**Extracted entries**
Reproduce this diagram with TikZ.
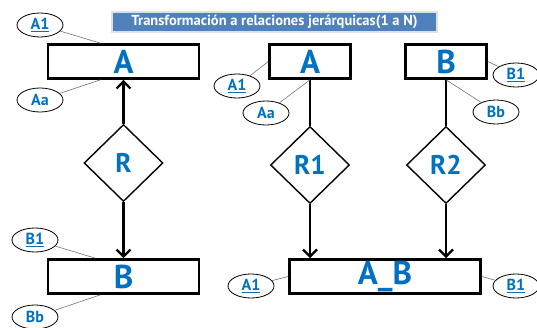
\documentclass[tikz,border=0pt]{standalone}
\usepackage{fontspec}
\setmainfont{PT Sans}
\usetikzlibrary{shapes.geometric,arrows.meta}
\definecolor{erblue}{RGB}{0,112,192}
\definecolor{barblue}{RGB}{79,129,189}

\begin{document}
\begin{tikzpicture}[
    x=1pt, y=-1pt,
    entity/.style={draw, line width=2.6pt, minimum width=151pt, minimum height=34pt, inner sep=0pt, text=erblue, font=\bfseries\fontsize{33}{33}\selectfont},
    relation/.style={diamond, draw, line width=1.4pt, minimum width=79pt, minimum height=77pt, inner sep=0pt, text=erblue, font=\bfseries\fontsize{27}{27}\selectfont},
    attrib/.style={ellipse, draw, line width=0.8pt, minimum width=46pt, minimum height=24pt, inner sep=0pt, text=erblue, font=\bfseries\fontsize{16}{16}\selectfont},
    link/.style={draw=black!55, line width=0.6pt},
    flow/.style={line width=2.4pt, -{Straight Barb[length=7pt,width=14pt]}}
]
    \useasboundingbox (0,0) rectangle (537,328);
    \node[fill=barblue, draw=black!12, line width=1.5pt, minimum width=325pt, minimum height=20pt, inner sep=0pt, text=white, font=\bfseries\fontsize{14.5}{14.5}\selectfont] (title) at (274.5,22) {Transformación a relaciones jerárquicas(1 a N)};

    % left: 1 a N
    \node[entity] (A) at (123.5,61.5) {A};
    \node[relation] (R) at (123.5,163) {R};
    \node[entity] (B) at (123.5,276.5) {B};
    \node[attrib] (ka1) at (40,25) {\underline{A1}};
    \node[attrib] (aa) at (40,100) {Aa};
    \node[attrib] (kb1) at (35,240) {\underline{B1}};
    \node[attrib] (bb) at (35,317) {Bb};
    \draw[flow] (R) -- (A);
    \draw[flow] (R) -- (B);
    \draw[link] (ka1) -- ([xshift=-23pt]A.north);
    \draw[link] (aa) -- ([xshift=-23pt]A.south);
    \draw[link] (kb1) -- ([xshift=-28pt]B.north);
    \draw[link] (bb) -- ([xshift=-23pt]B.south);

    % right: nueva relacion
    \node[entity, minimum width=81pt] (A2) at (310,61.5) {A};
    \node[entity, minimum width=81pt] (B2) at (446,61.5) {B};
    \node[relation] (R1) at (310,165) {R1};
    \node[relation] (R2) at (446,165) {R2};
    \node[entity, minimum width=191pt] (AB) at (385,276.5) {A\_B};
    \node[attrib] (ka2) at (237,86) {\underline{A1}};
    \node[attrib] (aa2) at (266,113) {Aa};
    \node[attrib] (kb2) at (516,75) {\underline{B1}};
    \node[attrib] (bb2) at (496,112) {Bb};
    \node[attrib] (ka3) at (251,286) {\underline{A1}};
    \node[attrib] (kb3) at (516,286) {\underline{B1}};
    \draw[line width=2.4pt] (A2) -- (R1);
    \draw[line width=2.4pt] (B2) -- (R2);
    \draw[flow] (R1) -- (R1 |- AB.north);
    \draw[flow] (R2) -- (R2 |- AB.north);
    \draw[link] (ka2) -- (A2.west);
    \draw[link] (aa2) -- (A2.south);
    \draw[link] (kb2) -- (B2.east);
    \draw[link] (bb2) -- (B2.south);
    \draw[link] (ka3) -- (AB.west);
    \draw[link] (kb3) -- (AB.east);
\end{tikzpicture}
\end{document}
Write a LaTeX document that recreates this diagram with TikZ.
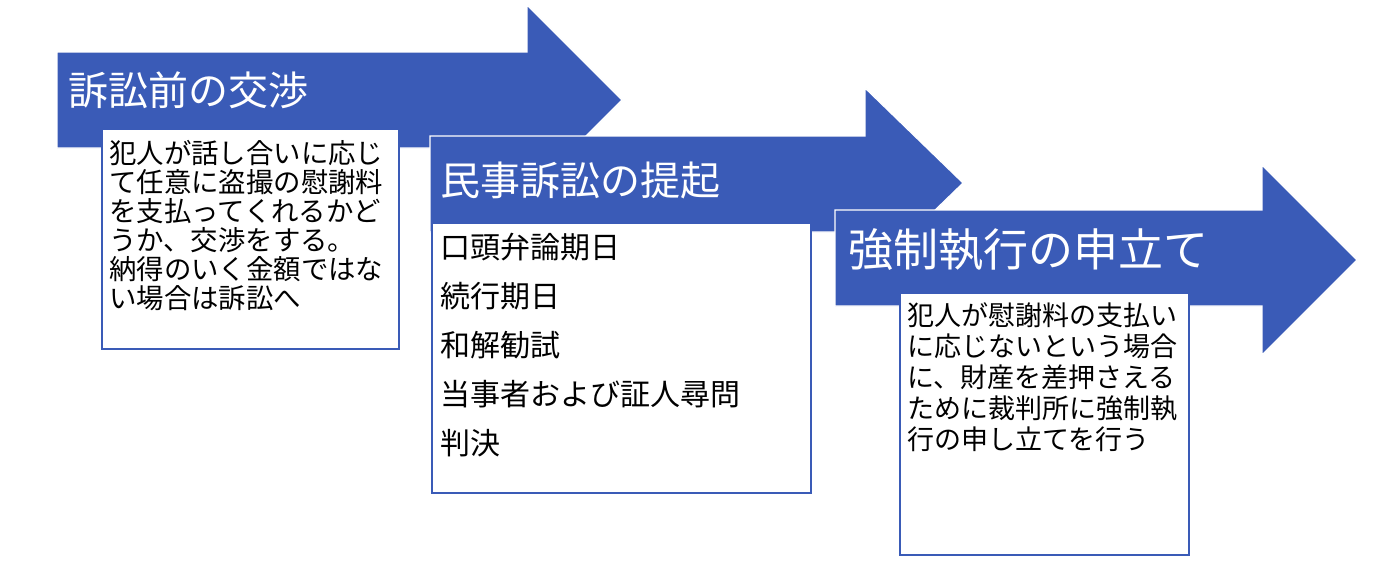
\documentclass[tikz,border=0pt]{standalone}
\usepackage{fontspec}
\setmainfont{Noto Sans CJK JP}
\usetikzlibrary{positioning}
\definecolor{stepblue}{RGB}{58,91,183}

\begin{document}
\begin{tikzpicture}[x=1pt, y=-1pt,
  band/.style={fill=stepblue, draw=white, line width=1.2pt},
  title/.style={text=white, anchor=west, inner sep=0pt},
  note/.style={draw=stepblue, fill=white, line width=1.5pt, anchor=north west,
    inner sep=0pt},
  notetext/.style={anchor=north west, inner sep=0pt, align=left}]
  \fill[white] (0,0) rectangle (1384,584);
  \useasboundingbox (0,0) rectangle (1384,584);

  % step 1
  \path[band] (57,52) -- (527,52) -- (527,5) -- (622,100) -- (527,195)
    -- (527,148) -- (57,148) -- cycle;
  \node[title, font=\fontsize{40}{40}\selectfont] (nego) at (68,90) {訴訟前の交渉};
  \node[note, minimum width=297pt, minimum height=220pt] (negobox) at (101,128) {};
  \node[notetext, font=\fontsize{27.4}{29}\selectfont] (negotext)
    at ([xshift=8pt, yshift=-12pt]negobox.north west)
    {犯人が話し合いに応じ\\て任意に盗撮の慰謝料\\を支払ってくれるかど\\うか、交渉をする。\\納得のいく金額ではな\\い場合は訴訟へ};

  % step 2
  \path[band] (430,136) -- (865,136) -- (865,88) -- (963,183) -- (865,278)
    -- (865,232) -- (430,232) -- cycle;
  \node[title, font=\fontsize{40}{40}\selectfont] (suit) at (440,180) {民事訴訟の提起};
  \node[note, minimum width=379pt, minimum height=270pt] (suitbox) at (431,222) {};
  \node[notetext, font=\fontsize{30}{49}\selectfont] (suittext)
    at ([xshift=9pt, yshift=-11pt]suitbox.north west)
    {口頭弁論期日\\続行期日\\和解勧試\\当事者および証人尋問\\判決};

  % step 3
  \path[band] (835,210) -- (1262,210) -- (1262,165) -- (1357,260) -- (1262,355)
    -- (1262,306) -- (835,306) -- cycle;
  \node[title, font=\fontsize{45}{45}\selectfont] (exec) at (848,250) {強制執行の申立て};
  \node[note, minimum width=289pt, minimum height=262pt] (execbox) at (899,292) {};
  \node[notetext, font=\fontsize{27}{31}\selectfont] (exectext)
    at ([xshift=8pt, yshift=-10pt]execbox.north west)
    {犯人が慰謝料の支払い\\に応じないという場合\\に、財産を差押さえる\\ために裁判所に強制執\\行の申し立てを行う};
\end{tikzpicture}
\end{document}
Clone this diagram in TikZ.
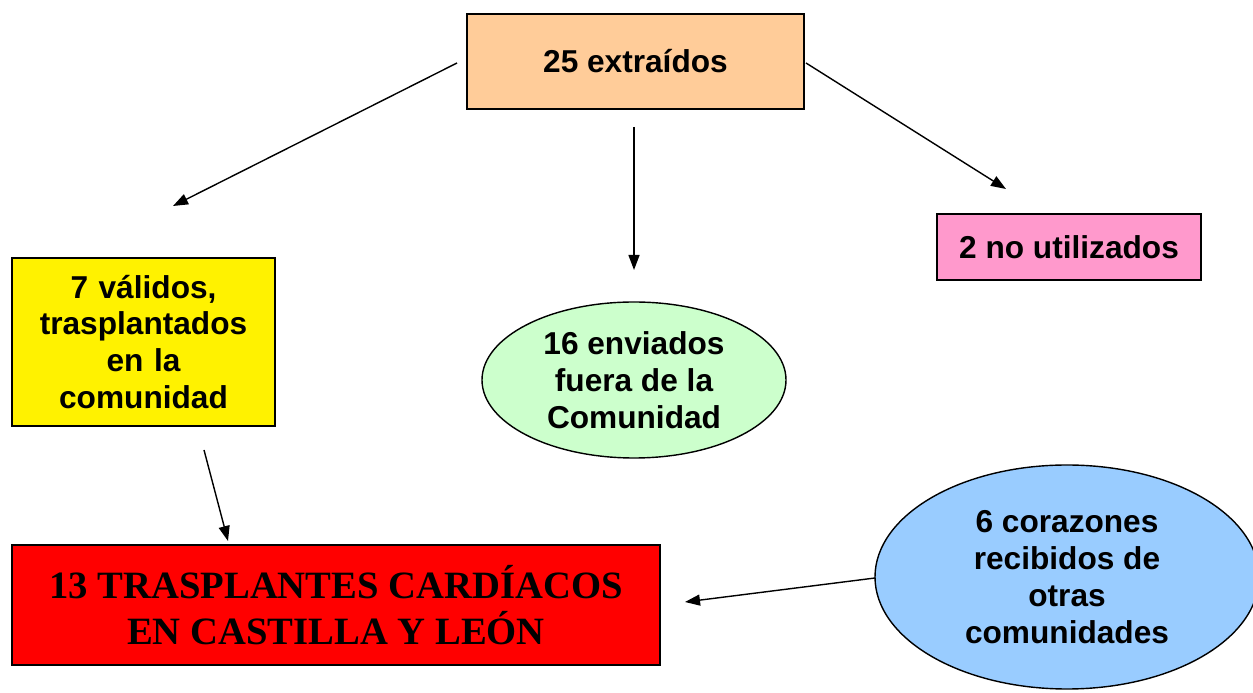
\documentclass[tikz,border=0pt]{standalone}
\usepackage{fontspec}
\setmainfont{Liberation Serif}
\setsansfont{Liberation Sans}
\usetikzlibrary{arrows.meta,shapes.geometric}
\definecolor{peach}{HTML}{FFCC99}
\definecolor{rosa}{HTML}{FF99CC}
\definecolor{verde}{HTML}{CCFFCC}
\definecolor{celeste}{HTML}{99CCFF}
\tikzset{
  caja/.style={draw, line width=0.8pt, inner sep=0pt, align=center,
    font=\sffamily\bfseries\fontsize{18}{21}\selectfont},
  ovalo/.style={caja, ellipse},
  flecha/.style={-{Triangle[length=0.3cm,width=0.22cm]}, line width=0.8pt}
}
\begin{document}
\begin{tikzpicture}
\useasboundingbox (0,0) rectangle (25.06,13.86);
\clip (0,0) rectangle (25.06,13.86);

\node[caja, fill=peach, minimum width=6.74cm, minimum height=1.9cm] (extr) at (12.71,12.63) {25 extraídos};
\node[caja, fill=rosa, minimum width=5.28cm, minimum height=1.32cm] (nouti) at (21.38,8.92) {2 no utilizados};
\node[caja, fill=yellow, minimum width=5.26cm, minimum height=3.36cm, text width=5cm] (valid) at (2.87,7.02) {7 válidos,\\trasplantados\\en la\\comunidad};
\node[ovalo, fill=verde, minimum width=6.08cm, minimum height=3.12cm] (envia) at (12.68,6.26) {16 enviados\\fuera de la\\Comunidad};
\node[caja, fill=red, minimum width=12.96cm, minimum height=2.4cm,
  font=\rmfamily\bfseries\fontsize{22}{26}\selectfont] (total) at (6.72,1.76) {13 TRASPLANTES CARDÍACOS\\EN CASTILLA Y LEÓN};
\node[ovalo, fill=celeste, minimum width=7.68cm, minimum height=4.48cm] (recib) at (21.34,2.32) {6 corazones\\recibidos de\\otras\\comunidades};

% extremos de las flechas
\coordinate (a1) at (9.14,12.6);
\coordinate (b1) at (3.46,9.74);
\coordinate (a2) at (12.68,11.32);
\coordinate (b2) at (12.68,8.46);
\coordinate (a3) at (16.12,12.6);
\coordinate (b3) at (20.12,10.08);
\coordinate (a4) at (4.08,4.86);
\coordinate (b4) at (4.56,3.04);
\coordinate (a5) at (17.5,2.3);
\coordinate (b5) at (13.7,1.82);

\draw[flecha] (a1)--(b1);
\draw[flecha] (a2)--(b2);
\draw[flecha] (a3)--(b3);
\draw[flecha] (a4)--(b4);
\draw[flecha] (a5)--(b5);
\end{tikzpicture}
\end{document}
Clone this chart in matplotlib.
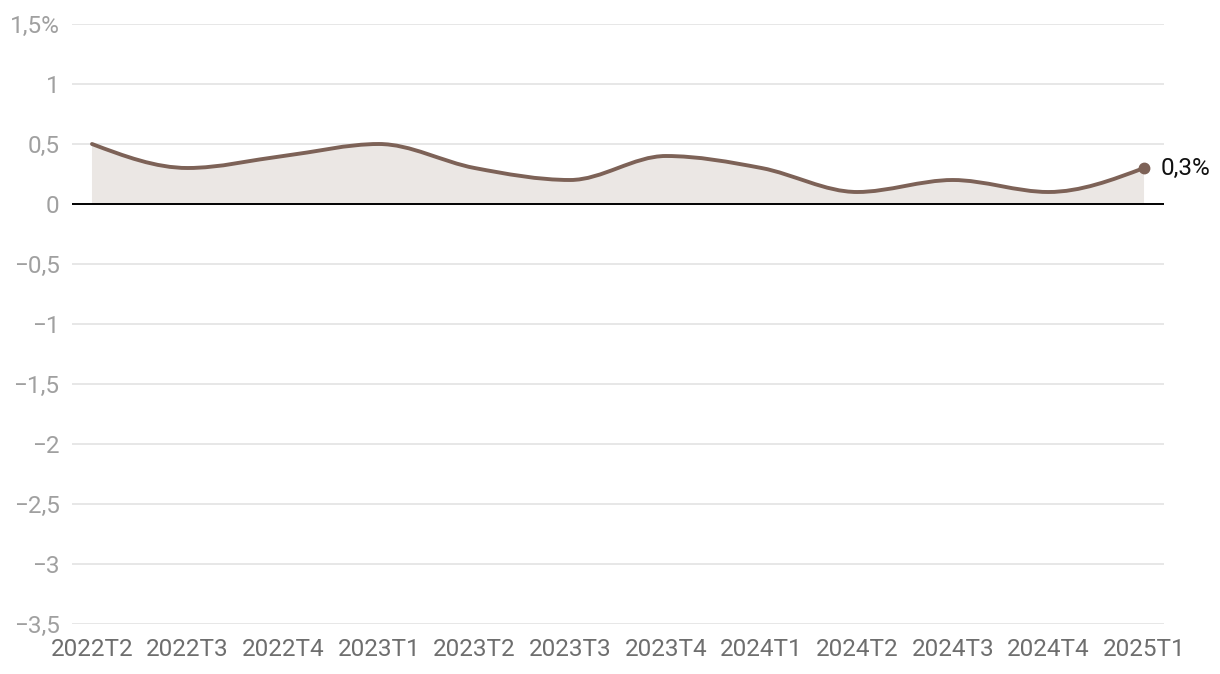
import numpy as np
import matplotlib
matplotlib.use("Agg")
import matplotlib.pyplot as plt
from matplotlib.path import Path
from matplotlib.patches import PathPatch

plt.rcParams['font.family'] = ['Roboto', 'DejaVu Sans']

categories = ["2022T2", "2022T3", "2022T4", "2023T1", "2023T2", "2023T3",
              "2023T4", "2024T1", "2024T2", "2024T3", "2024T4", "2025T1"]
values = [0.5, 0.3, 0.4, 0.5, 0.3, 0.2, 0.4, 0.3, 0.1, 0.2, 0.1, 0.3]
yticks = [1.5, 1, 0.5, 0, -0.5, -1, -1.5, -2, -2.5, -3, -3.5]
ytick_labels = ["1,5%", "1", "0,5", "0", "\u22120,5", "\u22121", "\u22121,5",
                "\u22122", "\u22122,5", "\u22123", "\u22123,5"]
end_label = "0,3%"

LINE = "#7d6257"
FILL = "#ebe7e4"


def monotone_tangents(x, y):
    n = len(x)
    t = np.zeros(n)
    h = np.diff(x)
    s = np.diff(y) / h
    for i in range(1, n - 1):
        s0, s1 = s[i - 1], s[i]
        h0, h1 = h[i - 1], h[i]
        p = (s0 * h1 + s1 * h0) / (h0 + h1)
        t[i] = (np.sign(s0) + np.sign(s1)) * min(abs(s0), abs(s1), 0.5 * abs(p))
    t[0] = (3 * s[0] - t[1]) / 2
    t[-1] = (3 * s[-1] - t[-2]) / 2
    return t


def monotone_path_vertices(x, y):
    t = monotone_tangents(x, y)
    verts = [(x[0], y[0])]
    codes = [Path.MOVETO]
    for i in range(len(x) - 1):
        dx = x[i + 1] - x[i]
        verts += [(x[i] + dx / 3, y[i] + dx * t[i] / 3),
                  (x[i + 1] - dx / 3, y[i + 1] - dx * t[i + 1] / 3),
                  (x[i + 1], y[i + 1])]
        codes += [Path.CURVE4] * 3
    return verts, codes


fig = plt.figure(figsize=(12.2, 6.74), dpi=100)
ax = fig.add_axes([72 / 1220, 1 - 624 / 674, (1164 - 72) / 1220, 600 / 674])

xs = np.arange(len(categories), dtype=float)
ys = np.array(values, dtype=float)
verts, codes = monotone_path_vertices(xs, ys)

# fill area
fverts = verts + [(xs[-1], 0), (xs[0], 0), (xs[0], ys[0])]
fcodes = codes + [Path.LINETO, Path.LINETO, Path.CLOSEPOLY]
ax.add_patch(PathPatch(Path(fverts, fcodes), facecolor=FILL, edgecolor='none', zorder=2))
ax.add_patch(PathPatch(Path(verts, codes), facecolor='none', edgecolor=LINE,
                       linewidth=2.8, capstyle='round', zorder=4))

for yv in yticks:
    if yv == 0:
        continue
    ax.axhline(yv, color="#e3e3e3", linewidth=1.2, zorder=1)
ax.axhline(0, color="black", linewidth=1.4, zorder=3)

ax.plot([xs[-1]], [ys[-1]], 'o', color=LINE, markersize=7.5, zorder=5)
ax.annotate(end_label, (xs[-1], ys[-1]), xytext=(12, 0), textcoords='offset points',
            va='center', ha='left', fontsize=17.5, color='#111111')

ax.set_xlim(-0.209, len(categories) - 1 + 0.209)
ax.set_ylim(-3.5, 1.5)
ax.set_yticks(yticks)
ax.set_yticklabels(ytick_labels)
ax.set_xticks(xs)
ax.set_xticklabels(categories)
ax.tick_params(axis='y', length=0, pad=9, labelsize=17.5, labelcolor='#a0a0a0')
ax.tick_params(axis='x', length=0, pad=10, labelsize=17.5, labelcolor='#6e6e6e')
for sp in ax.spines.values():
    sp.set_visible(False)
ax.set_facecolor('none')

fig.savefig("out.png", dpi=100)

**Written task**
Out of the material above, select every line that holds the string "matplotlib".

**Output of the exercise**
Clone this chart in matplotlib.
import matplotlib
matplotlib.use("Agg")
import matplotlib.pyplot as plt
from matplotlib.path import Path
from matplotlib.patches import PathPatch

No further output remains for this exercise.